YOUR TASK:
Go through the data and copy every line exactly, but not the images.

BEGIN RAW DATA

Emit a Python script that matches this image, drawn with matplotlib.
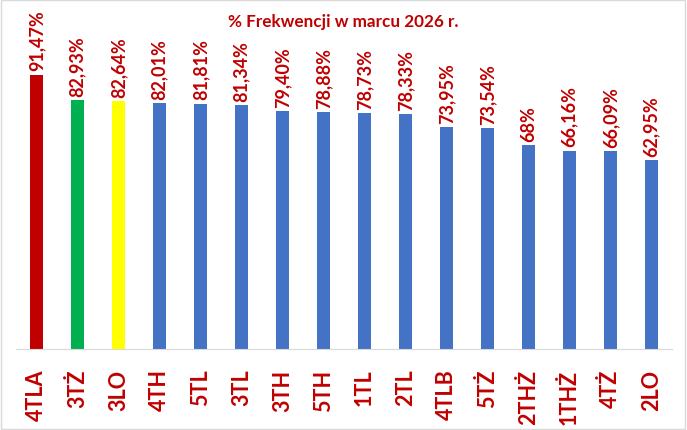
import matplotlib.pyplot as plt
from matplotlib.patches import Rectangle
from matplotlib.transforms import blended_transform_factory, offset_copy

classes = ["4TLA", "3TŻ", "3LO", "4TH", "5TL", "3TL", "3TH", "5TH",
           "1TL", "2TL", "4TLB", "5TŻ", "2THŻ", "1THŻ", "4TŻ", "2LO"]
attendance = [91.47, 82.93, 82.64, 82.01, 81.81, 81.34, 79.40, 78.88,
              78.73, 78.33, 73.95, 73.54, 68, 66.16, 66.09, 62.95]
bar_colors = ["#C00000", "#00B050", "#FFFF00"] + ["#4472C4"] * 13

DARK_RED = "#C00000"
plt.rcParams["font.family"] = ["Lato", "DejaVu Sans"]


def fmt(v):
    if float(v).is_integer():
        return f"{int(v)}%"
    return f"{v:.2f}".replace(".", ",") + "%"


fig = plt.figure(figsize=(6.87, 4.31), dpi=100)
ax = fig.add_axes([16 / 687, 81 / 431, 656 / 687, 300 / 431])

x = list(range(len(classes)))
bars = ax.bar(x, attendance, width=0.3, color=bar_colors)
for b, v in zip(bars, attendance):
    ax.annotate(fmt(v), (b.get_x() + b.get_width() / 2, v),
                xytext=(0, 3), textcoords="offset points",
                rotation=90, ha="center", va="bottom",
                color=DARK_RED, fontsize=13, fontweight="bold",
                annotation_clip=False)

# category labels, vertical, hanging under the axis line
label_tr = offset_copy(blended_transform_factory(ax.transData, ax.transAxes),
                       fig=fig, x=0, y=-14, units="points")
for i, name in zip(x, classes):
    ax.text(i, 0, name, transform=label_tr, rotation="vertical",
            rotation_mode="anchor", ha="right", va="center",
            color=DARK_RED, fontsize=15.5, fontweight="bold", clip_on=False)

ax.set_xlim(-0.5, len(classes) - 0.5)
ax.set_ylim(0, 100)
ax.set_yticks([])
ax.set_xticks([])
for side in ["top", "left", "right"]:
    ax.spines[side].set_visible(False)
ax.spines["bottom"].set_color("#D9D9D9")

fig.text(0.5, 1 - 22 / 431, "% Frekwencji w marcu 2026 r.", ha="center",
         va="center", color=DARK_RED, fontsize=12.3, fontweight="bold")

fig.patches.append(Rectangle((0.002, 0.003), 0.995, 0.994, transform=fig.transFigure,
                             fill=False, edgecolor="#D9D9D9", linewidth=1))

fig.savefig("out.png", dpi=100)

END RAW DATA

FINAL RESULT:
Emit a Python script that matches this image, drawn with matplotlib.
import matplotlib.pyplot as plt
from matplotlib.patches import Rectangle
from matplotlib.transforms import blended_transform_factory, offset_copy

classes = ["4TLA", "3TŻ", "3LO", "4TH", "5TL", "3TL", "3TH", "5TH",
           "1TL", "2TL", "4TLB", "5TŻ", "2THŻ", "1THŻ", "4TŻ", "2LO"]
attendance = [91.47, 82.93, 82.64, 82.01, 81.81, 81.34, 79.40, 78.88,
              78.73, 78.33, 73.95, 73.54, 68, 66.16, 66.09, 62.95]
bar_colors = ["#C00000", "#00B050", "#FFFF00"] + ["#4472C4"] * 13

DARK_RED = "#C00000"
plt.rcParams["font.family"] = ["Lato", "DejaVu Sans"]


def fmt(v):
    if float(v).is_integer():
        return f"{int(v)}%"
    return f"{v:.2f}".replace(".", ",") + "%"


fig = plt.figure(figsize=(6.87, 4.31), dpi=100)
ax = fig.add_axes([16 / 687, 81 / 431, 656 / 687, 300 / 431])

x = list(range(len(classes)))
bars = ax.bar(x, attendance, width=0.3, color=bar_colors)
for b, v in zip(bars, attendance):
    ax.annotate(fmt(v), (b.get_x() + b.get_width() / 2, v),
                xytext=(0, 3), textcoords="offset points",
                rotation=90, ha="center", va="bottom",
                color=DARK_RED, fontsize=13, fontweight="bold",
                annotation_clip=False)

# category labels, vertical, hanging under the axis line
label_tr = offset_copy(blended_transform_factory(ax.transData, ax.transAxes),
                       fig=fig, x=0, y=-14, units="points")
for i, name in zip(x, classes):
    ax.text(i, 0, name, transform=label_tr, rotation="vertical",
            rotation_mode="anchor", ha="right", va="center",
            color=DARK_RED, fontsize=15.5, fontweight="bold", clip_on=False)

ax.set_xlim(-0.5, len(classes) - 0.5)
ax.set_ylim(0, 100)
ax.set_yticks([])
ax.set_xticks([])
for side in ["top", "left", "right"]:
    ax.spines[side].set_visible(False)
ax.spines["bottom"].set_color("#D9D9D9")

fig.text(0.5, 1 - 22 / 431, "% Frekwencji w marcu 2026 r.", ha="center",
         va="center", color=DARK_RED, fontsize=12.3, fontweight="bold")

fig.patches.append(Rectangle((0.002, 0.003), 0.995, 0.994, transform=fig.transFigure,
                             fill=False, edgecolor="#D9D9D9", linewidth=1))

fig.savefig("out.png", dpi=100)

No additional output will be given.